# Modeling
In this notebook, we will perform and score multiple types of classification models to predict the target variable which is `person_injury_severity`. We will start by reading the CSV file named `person_updated.csv` and split the data into train, validate, and test sets. We will then create a baseline model and score this model as well against the other models.

In [1]:
import pandas as pd
from sklearn.model_selection import train_test_split

In [2]:
# Read the CSV file
df = pd.read_csv('person_updated.csv')

In [9]:
len(df)

14548

In [11]:
df_prepped = pd.read_csv('prepped_svc.csv')

In [15]:
len(df_prepped)

14184

In [3]:
def split(df, target_variable):
    '''
    This function splits a dataframe into
    train, validate, and test in order to explore the data and to create and validate models.
    It takes in a dataframe and contains an integer for setting a seed for replication.
    Test is 20% of the original dataset. The remaining 80% of the dataset is
    divided between validate and train, with validate being .30*.80= 24% of
    the original dataset, and train being .70*.80= 56% of the original dataset.
    The function returns, train, validate and test dataframes.
    '''
    train, test = train_test_split(df, test_size = .2, random_state=123, stratify=df[target_variable])
    train, validate = train_test_split(train, test_size=.3, random_state=123, stratify=train[target_variable])
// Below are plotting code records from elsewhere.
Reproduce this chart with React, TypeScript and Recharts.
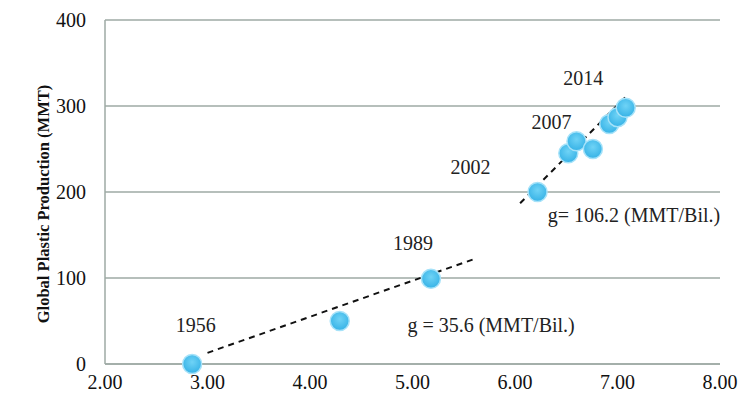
import {
  ScatterChart,
  Scatter,
  XAxis,
  YAxis,
  CartesianGrid,
  ReferenceLine,
  ReferenceDot,
} from "recharts";

// per-capita x (bil.) vs. global plastic production (MMT)
const popX = [2.85, 4.29, 5.18, 6.22, 6.52, 6.6, 6.76, 6.92, 7.0, 7.08];
const production = [0, 50, 99, 200, 245, 259, 250, 279, 287, 298];

const xTicks = [2, 3, 4, 5, 6, 7, 8];
const yTicks = [0, 100, 200, 300, 400];

// dashed fit lines [x1, y1, x2, y2]
const fitEarly = [3.0, 13, 5.6, 122];
const fitLate = [6.05, 187, 7.1, 313];

// text annotations (left edge of text)
const noteText = ["1956", "1989", "2002", "2007", "2014", "g = 35.6 (MMT/Bil.)", "g= 106.2 (MMT/Bil.)"];
const noteX = [2.69, 4.81, 5.37, 6.16, 6.47, 4.95, 6.32];
const noteY = [46, 141, 229, 281, 333, 45, 173];

const points = popX.map((x, i) => ({ x, y: production[i] }));
const notes = noteText.map((t, i) => ({ t, x: noteX[i], y: noteY[i] }));

const font = "'Liberation Serif', serif";

const Bubble = (props: any) => {
  const { cx, cy } = props;
  return <circle cx={cx} cy={cy} r={9.5} fill="url(#bubbleFill)" stroke="#a6e2f9" strokeWidth={1.5} />;
};

const AxisTitle = (props: any) => {
  const { viewBox } = props;
  const cx = viewBox.x + 43;
  const cy = viewBox.y + viewBox.height / 2 + 12;
  return (
    <text
      x={cx}
      y={cy}
      transform={`rotate(-90, ${cx}, ${cy})`}
      textAnchor="middle"
      dominantBaseline="central"
      fill="#111"
      fontSize={16.5}
      fontWeight="bold"
      fontFamily={font}
    >
      Global Plastic Production (MMT)
    </text>
  );
};

const App = () => {
  return (
    <div style={{ position: "absolute", left: 0, top: 0, background: "#fff" }}>
      <ScatterChart
        width={738}
        height={401}
        margin={{ top: 20, right: 18, bottom: 0, left: 0 }}
      >
        <defs>
          <radialGradient id="bubbleFill" cx="50%" cy="40%" r="60%">
            <stop offset="0%" stopColor="#6fd3f6" />
            <stop offset="100%" stopColor="#36b2e6" />
          </radialGradient>
        </defs>
        <CartesianGrid vertical={false} stroke="#9eaaa4" strokeWidth={1.5} />
        <XAxis
          type="number"
          dataKey="x"
          domain={[2, 8]}
          ticks={xTicks}
          tickFormatter={(v: number) => v.toFixed(2)}
          axisLine={{ stroke: "#9eaaa4", strokeWidth: 1.5 }}
          tickLine={false}
          tickSize={0}
          tickMargin={11}
          height={37}
          tick={{ fill: "#111", fontSize: 20, fontFamily: font }}
        />
        <YAxis
          type="number"
          dataKey="y"
          domain={[0, 400]}
          ticks={yTicks}
          axisLine={{ stroke: "#9eaaa4", strokeWidth: 1.5 }}
          tickLine={false}
          tickSize={0}
          tickMargin={19}
          width={105}
          tick={{ fill: "#111", fontSize: 20, fontFamily: font }}
          label={<AxisTitle />}
        />
        <ReferenceLine
          segment={[
            { x: fitEarly[0], y: fitEarly[1] },
            { x: fitEarly[2], y: fitEarly[3] },
          ]}
          stroke="#111"
          strokeWidth={2}
          strokeDasharray="6 5"
        />
        <ReferenceLine
          segment={[
            { x: fitLate[0], y: fitLate[1] },
            { x: fitLate[2], y: fitLate[3] },
          ]}
          stroke="#111"
          strokeWidth={2}
          strokeDasharray="6 5"
        />
        <Scatter data={points} shape={<Bubble />} isAnimationActive={false} />
        {notes.map((n) => (
          <ReferenceDot
            key={n.t}
            x={n.x}
            y={n.y}
            r={0}
            stroke="none"
            fill="none"
            label={{
              value: n.t,
              position: "right",
              offset: 0,
              style: { fill: "#222", fontSize: 20, fontFamily: font },
            }}
          />
        ))}
      </ScatterChart>
    </div>
  );
};

export default App;
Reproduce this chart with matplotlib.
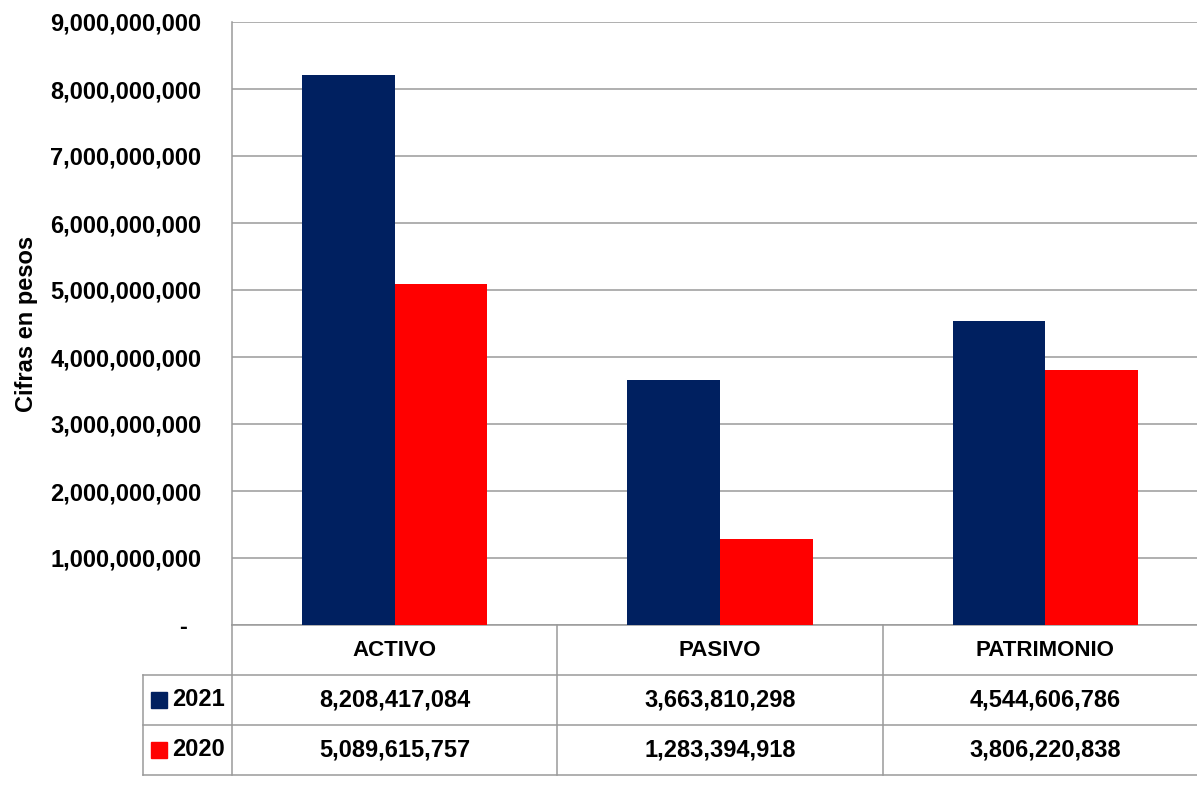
import numpy as np
import matplotlib
matplotlib.use("Agg")
import matplotlib.pyplot as plt
from matplotlib.transforms import blended_transform_factory
from matplotlib.ticker import FuncFormatter

categories = ["ACTIVO", "PASIVO", "PATRIMONIO"]
series_names = ["2021", "2020"]
values_2021 = [8208417084, 3663810298, 4544606786]
values_2020 = [5089615757, 1283394918, 3806220838]
colors = ["#002060", "#FF0000"]

plt.rcParams["font.family"] = ["Liberation Sans", "DejaVu Sans"]
plt.rcParams["font.weight"] = "bold"

W, H = 1197, 788
fig = plt.figure(figsize=(W / 100, H / 100), dpi=100)

# axes in pixels: left 232, right 1208 (cropped by the figure edge), top 22, bottom 625
left, right, top, bottom = 232, 1208, 22, 625
ax = fig.add_axes([left / W, 1 - bottom / H, (right - left) / W, (bottom - top) / H])

x = np.arange(len(categories))
bw = 0.285
ax.bar(x - bw / 2, values_2021, bw, color=colors[0], zorder=3)
ax.bar(x + bw / 2, values_2020, bw, color=colors[1], zorder=3)

ax.set_xlim(-0.5, len(categories) - 0.5)
ax.set_ylim(0, 9e9)
ax.set_yticks(np.arange(0, 9.1e9, 1e9))
ax.yaxis.set_major_formatter(FuncFormatter(lambda v, p: f"{v:,.0f}" if v else "-  "))
ax.tick_params(axis="y", length=0, pad=22, labelsize=17)
ax.set_xticks([])
lc = "#9a9a9a"
lw = 1.1
ax.grid(axis="y", color=lc, linewidth=lw, zorder=0)
for s in ["top", "right", "bottom"]:
    ax.spines[s].set_visible(False)
ax.spines["left"].set_color(lc)
ax.spines["left"].set_linewidth(lw)

ax.set_ylabel("Cifras en pesos", fontsize=17, fontweight="bold")
ax.yaxis.set_label_coords((38 - left) / (right - left), 0.5)

# data table under the plot
tr = blended_transform_factory(ax.transData, ax.transAxes)
rh = 50 / (bottom - top)
unit = (right - left) / len(categories)
leg_left = -0.5 - (left - 143) / unit

ax.plot([-0.5, 2.5], [0, 0], color=lc, lw=lw, transform=tr, clip_on=False)
for i in range(1, 4):
    ax.plot([leg_left, 2.5], [-i * rh, -i * rh], color=lc, lw=lw, transform=tr, clip_on=False)
ax.plot([-0.5, -0.5], [0, -3 * rh], color=lc, lw=lw, transform=tr, clip_on=False)
for b in [0.5, 1.5]:
    ax.plot([b, b], [0, -3 * rh], color=lc, lw=lw, transform=tr, clip_on=False)
ax.plot([leg_left, leg_left], [-rh, -3 * rh], color=lc, lw=lw, transform=tr, clip_on=False)

for i, c in enumerate(categories):
    ax.text(i, -0.5 * rh, c, ha="center", va="center", fontsize=16, fontweight="bold",
            transform=tr)

rows = [values_2021, values_2020]
for r, (name, vals, col) in enumerate(zip(series_names, rows, colors)):
    yc = -(r + 1.5) * rh
    for i, v in enumerate(vals):
        ax.text(i, yc, f"{v:,}", ha="center", va="center", fontsize=17, fontweight="bold",
                transform=tr)
    ax.plot([leg_left + 16 / unit], [yc], marker="s", markersize=12, color=col,
            transform=tr, clip_on=False)
    ax.text(leg_left + 29 / unit, yc, name, ha="left", va="center", fontsize=17,
            fontweight="bold", transform=tr)

fig.savefig("out.png", dpi=100)
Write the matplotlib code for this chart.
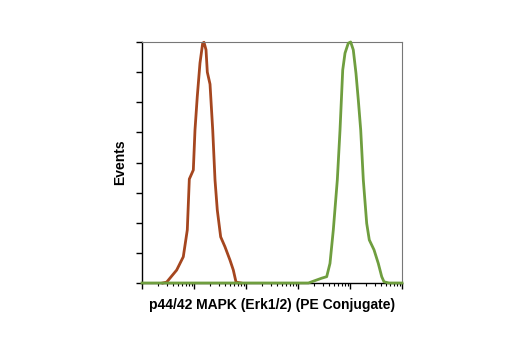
import matplotlib
matplotlib.use("Agg")
import matplotlib.pyplot as plt
import numpy as np

# log10 intensity / relative event count
red_log = [0.40, 0.475, 0.667, 0.794, 0.871, 0.910, 0.987, 1.019, 1.063, 1.115,
           1.167, 1.192, 1.231, 1.256, 1.308, 1.360, 1.404, 1.448, 1.513, 1.596,
           1.692, 1.756, 1.808, 1.90]
red_events = [0.0, 0.03, 0.43, 0.87, 1.76, 3.45, 3.75, 5.08, 6.19, 7.30,
              7.96, 7.99, 7.74, 7.0, 6.6, 5.08, 3.42, 2.42, 1.53, 1.20,
              0.76, 0.43, 0.03, 0.0]

green_log = [0.0, 3.20, 3.327, 3.456, 3.552, 3.615, 3.679, 3.756, 3.808, 3.860, 3.904,
             3.967, 4.013, 4.063, 4.115, 4.160, 4.206, 4.256, 4.321, 4.371, 4.462,
             4.544, 4.610, 4.654, 4.75, 5.0]
green_events = [0.0, 0.0, 0.08, 0.16, 0.21, 0.65, 1.76, 3.42, 5.08, 7.07, 7.63,
                7.96, 8.0, 7.74, 6.96, 6.07, 5.08, 3.42, 1.98, 1.43, 1.10,
                0.65, 0.21, 0.04, 0.0, 0.0]

x_label = "p44/42 MAPK (Erk1/2) (PE Conjugate)"
y_label = "Events"

plt.rcParams['font.family'] = ['Liberation Sans', 'DejaVu Sans']

fig = plt.figure(figsize=(5.2, 3.5), dpi=100)
ax = fig.add_axes([142 / 520, 1 - 283 / 350, 260 / 520, 241 / 350])

ax.plot(10 ** np.array(red_log), red_events, color='#a5461f', lw=2, clip_on=False, zorder=2)
ax.plot(10 ** np.array(green_log), green_events, color='#6f9e3f', lw=2, clip_on=False, zorder=3)

ax.set_xscale('log')
ax.set_xlim(1, 1e5)
ax.set_ylim(0, 8)
ax.set_yticks(range(0, 9))
ax.set_yticklabels([])
ax.xaxis.set_minor_formatter(plt.NullFormatter())
ax.xaxis.set_major_formatter(plt.NullFormatter())

ax.tick_params(axis='y', direction='out', length=4, width=1, color='black')
ax.tick_params(axis='x', which='major', direction='out', length=4, width=1)
ax.tick_params(axis='x', which='minor', direction='out', length=2.5, width=0.8)

for side in ['top', 'right']:
    ax.spines[side].set_color('#777777')
    ax.spines[side].set_linewidth(0.8)
for side in ['left', 'bottom']:
    ax.spines[side].set_color('black')
    ax.spines[side].set_linewidth(1)

ax.set_xlabel(x_label, fontsize=10, fontweight='bold', labelpad=3)
ax.set_ylabel(y_label, fontsize=10, fontweight='bold', labelpad=3)

fig.savefig("out.png", dpi=100)
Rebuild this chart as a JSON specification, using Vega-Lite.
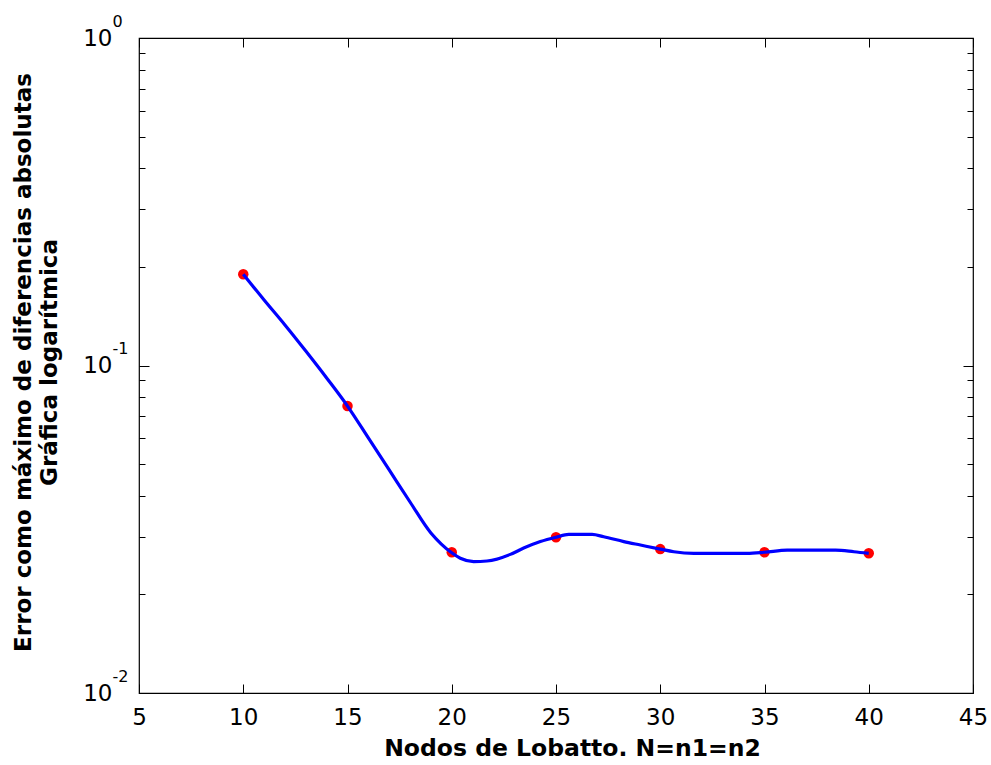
{
  "$schema": "https://vega.github.io/schema/vega-lite/v6.json",
  "width": 834,
  "height": 655,
  "autosize": {"type": "none"},
  "padding": {"left": 139, "top": 38, "right": 18, "bottom": 72},
  "background": "white",
  "config": {
    "view": {"stroke": "black", "strokeWidth": 1.2},
    "font": "DejaVu Sans",
    "axis": {
      "grid": false,
      "domain": false,
      "labelColor": "black",
      "titleColor": "black",
      "tickColor": "black",
      "tickWidth": 1,
      "labelFont": "DejaVu Sans",
      "titleFont": "DejaVu Sans",
      "labelFlush": false,
      "labelOverlap": false,
      "labelBound": false
    }
  },
  "datasets": {
    "pts": [
      {"n": 10, "err": 0.190},
      {"n": 15, "err": 0.0752},
      {"n": 20, "err": 0.0269},
      {"n": 25, "err": 0.0299},
      {"n": 30, "err": 0.0275},
      {"n": 35, "err": 0.0269},
      {"n": 40, "err": 0.0267}
    ],
    "curve": [
      {"n": 10, "err": 0.190},
      {"n": 11, "err": 0.1585},
      {"n": 12, "err": 0.133},
      {"n": 13, "err": 0.1107},
      {"n": 14, "err": 0.0916},
      {"n": 15, "err": 0.0752},
      {"n": 16, "err": 0.0601},
      {"n": 17, "err": 0.048},
      {"n": 18, "err": 0.0383},
      {"n": 19, "err": 0.0308},
      {"n": 19.5, "err": 0.0285},
      {"n": 20, "err": 0.0268},
      {"n": 20.41, "err": 0.0258},
      {"n": 21.05, "err": 0.0252},
      {"n": 21.69, "err": 0.0253},
      {"n": 22.81, "err": 0.0265},
      {"n": 23.45, "err": 0.0277},
      {"n": 24.25, "err": 0.029},
      {"n": 25, "err": 0.0299},
      {"n": 25.61, "err": 0.0305},
      {"n": 26.73, "err": 0.0305},
      {"n": 27.29, "err": 0.03},
      {"n": 28.25, "err": 0.029},
      {"n": 29.05, "err": 0.0283},
      {"n": 30, "err": 0.0275},
      {"n": 30.65, "err": 0.027},
      {"n": 31.61, "err": 0.0267},
      {"n": 34.17, "err": 0.0267},
      {"n": 35, "err": 0.0269},
      {"n": 36.09, "err": 0.0273},
      {"n": 38.41, "err": 0.0273},
      {"n": 39.29, "err": 0.027},
      {"n": 40, "err": 0.0267}
    ]
  },
  "layer": [
    {
      "data": {"name": "pts"},
      "mark": {"type": "circle", "color": "#ff0000", "opacity": 1, "size": 110},
      "encoding": {
        "x": {"field": "n", "type": "quantitative",
          "scale": {"domain": [5, 45], "nice": false, "zero": false},
          "axis": {"orient": "top", "values": [5, 10, 15, 20, 25, 30, 35, 40, 45], "labels": false, "tickSize": -9, "title": null}},
        "y": {"field": "err", "type": "quantitative",
          "scale": {"type": "log", "domain": [0.01, 1], "nice": false},
          "axis": {"orient": "right", "values": [0.01, 0.1, 1], "labels": false, "tickSize": -10, "title": null}}
      }
    },
    {
      "data": {"name": "curve"},
      "mark": {"type": "line", "color": "#0000ff", "strokeWidth": 3.2, "interpolate": "monotone"},
      "encoding": {
        "x": {"field": "n", "type": "quantitative",
          "axis": {"orient": "bottom", "values": [5, 10, 15, 20, 25, 30, 35, 40, 45], "ticks": false,
            "labelFontSize": 23, "labelPadding": 13,
            "title": "Nodos de Lobatto. N=n1=n2", "titleFontSize": 23.5, "titleFontWeight": "bold", "titlePadding": 7, "titleX": 433}},
        "y": {"field": "err", "type": "quantitative",
          "axis": {"orient": "left", "values": [0.01, 0.1, 1], "ticks": false, "labelExpr": "'10'",
            "labelFontSize": 23, "labelPadding": 27,
            "title": ["Error como máximo de diferencias absolutas", "Gráfica logarítmica"],
            "titleFontSize": 23, "titleFontWeight": "bold", "titlePadding": 21, "titleLineHeight": 26, "titleY": 324}}
      }
    },
    {
      "data": {"name": "pts"},
      "mark": {"type": "point", "opacity": 0},
      "encoding": {
        "x": {"field": "n", "type": "quantitative",
          "axis": {"orient": "bottom", "values": [5, 10, 15, 20, 25, 30, 35, 40, 45], "labels": false, "tickSize": -9, "title": null}},
        "y": {"field": "err", "type": "quantitative",
          "axis": {"orient": "left", "values": [0.01, 0.1, 1], "labels": false, "tickSize": -10, "title": null}}
      }
    },
    {
      "data": {"name": "pts"},
      "mark": {"type": "point", "opacity": 0},
      "encoding": {
        "x": {"field": "n", "type": "quantitative", "axis": null},
        "y": {"field": "err", "type": "quantitative",
          "axis": {"orient": "left", "values": [0.02, 0.03, 0.04, 0.05, 0.06, 0.07, 0.08, 0.09, 0.2, 0.3, 0.4, 0.5, 0.6, 0.7, 0.8, 0.9], "labels": false, "tickSize": -6, "title": null}}
      }
    },
    {
      "data": {"name": "pts"},
      "mark": {"type": "point", "opacity": 0},
      "encoding": {
        "x": {"field": "n", "type": "quantitative", "axis": null},
        "y": {"field": "err", "type": "quantitative",
          "axis": {"orient": "right", "values": [0.02, 0.03, 0.04, 0.05, 0.06, 0.07, 0.08, 0.09, 0.2, 0.3, 0.4, 0.5, 0.6, 0.7, 0.8, 0.9], "labels": false, "tickSize": -6, "title": null}}
      }
    },
    {
      "data": {"name": "pts"},
      "mark": {"type": "point", "opacity": 0},
      "encoding": {
        "x": {"field": "n", "type": "quantitative", "axis": null},
        "y": {"field": "err", "type": "quantitative",
          "axis": {"orient": "left", "values": [0.01, 0.1, 1], "ticks": false,
            "labelExpr": "'' + round(log(datum.value) / LN10)",
            "labelFontSize": 16, "labelAlign": "left", "labelPadding": 27, "labelOffset": -17, "title": null}}
      }
    }
  ],
  "resolve": {"axis": {"x": "independent", "y": "independent"}}
}
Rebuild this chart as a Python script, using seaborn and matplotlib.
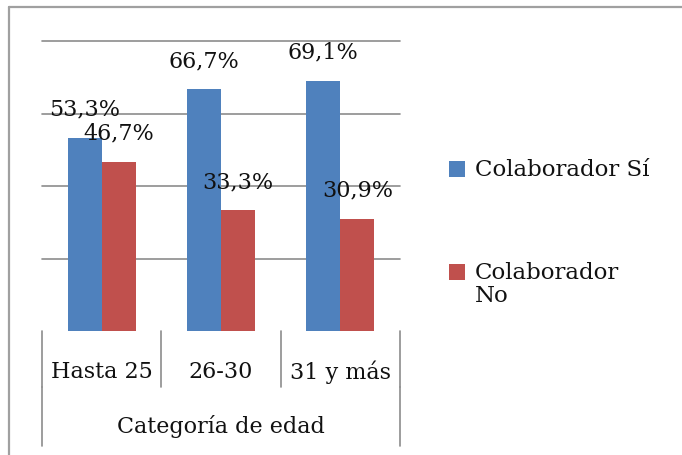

    return train, validate, test

In [4]:
# Split the data
train, validate, test = split(df, 'person_injury_severity')

In [5]:
# Split the data into X and y
X_train = train.drop('person_injury_severity', axis=1)
y_train = train['person_injury_severity']

X_validate = validate.drop('person_injury_severity', axis=1)
y_validate = validate['person_injury_severity']

X_test = test.drop('person_injury_severity', axis=1)
y_test = test['person_injury_severity']

Unnamed: 0,person_age,person_gender,person_ethnicity,person_injury_severity,driver_license_class,motorcycle_endorsed
8279,19,1 - MALE,W - WHITE,A - SUSPECTED SERIOUS INJURY,C - CLASS C,False
12660,73,1 - MALE,W - WHITE,A - SUSPECTED SERIOUS INJURY,CM - CLASS C AND M,True
6787,24,2 - FEMALE,W - WHITE,A - SUSPECTED SERIOUS INJURY,5 - UNLICENSED,False
6088,27,1 - MALE,W - WHITE,K - FATAL INJURY,C - CLASS C,False
10085,37,1 - MALE,W - WHITE,B - SUSPECTED MINOR INJURY,CM - CLASS C AND M,True


Now that we have our data split into training, validation, and test sets, we will start building our models. We will start by creating a baseline model. The baseline model will be a simple model that we can compare our other models to. It provides a point of reference for whether the models we create are good. A good model should be able to outperform the baseline.

In [6]:
from sklearn.dummy import DummyClassifier

# Create a baseline model
baseline_model = DummyClassifier(strategy='most_frequent')

# Fit the model
baseline_model.fit(X_train, y_train)

# Score the model
baseline_score = baseline_model.score(X_validate, y_validate)
baseline_score

0.40893470790378006

The score of the baseline model is the accuracy of the model on the validation set. This score will be used as a point of reference for the other models that we will create. Next, we will create and score multiple types of classification models to predict the target variable.

In [7]:
from sklearn.linear_model import LogisticRegression
from sklearn.tree import DecisionTreeClassifier
from sklearn.ensemble import RandomForestClassifier
from sklearn.neighbors import KNeighborsClassifier
from sklearn.svm import SVC

# Create a dictionary to store the models
models = {
    'Logistic Regression': LogisticRegression(),
    'Decision Tree': DecisionTreeClassifier(),
    'Random Forest': RandomForestClassifier(),
    'K-Nearest Neighbors': KNeighborsClassifier(),
    'Support Vector Machine': SVC()
}

# Fit and score the models
for name, model in models.items():
    model.fit(X_train, y_train)
    score = model.score(X_validate, y_validate)
    print(f'{name} Score: {score}')

ValueError: could not convert string to float: '1 - MALE'

The scores of the models are the accuracies of the models on the validation set. We can compare these scores to the score of the baseline model to determine which models are performing better than the baseline. The models that have a higher score than the baseline model are the models that are able to predict the target variable more accurately.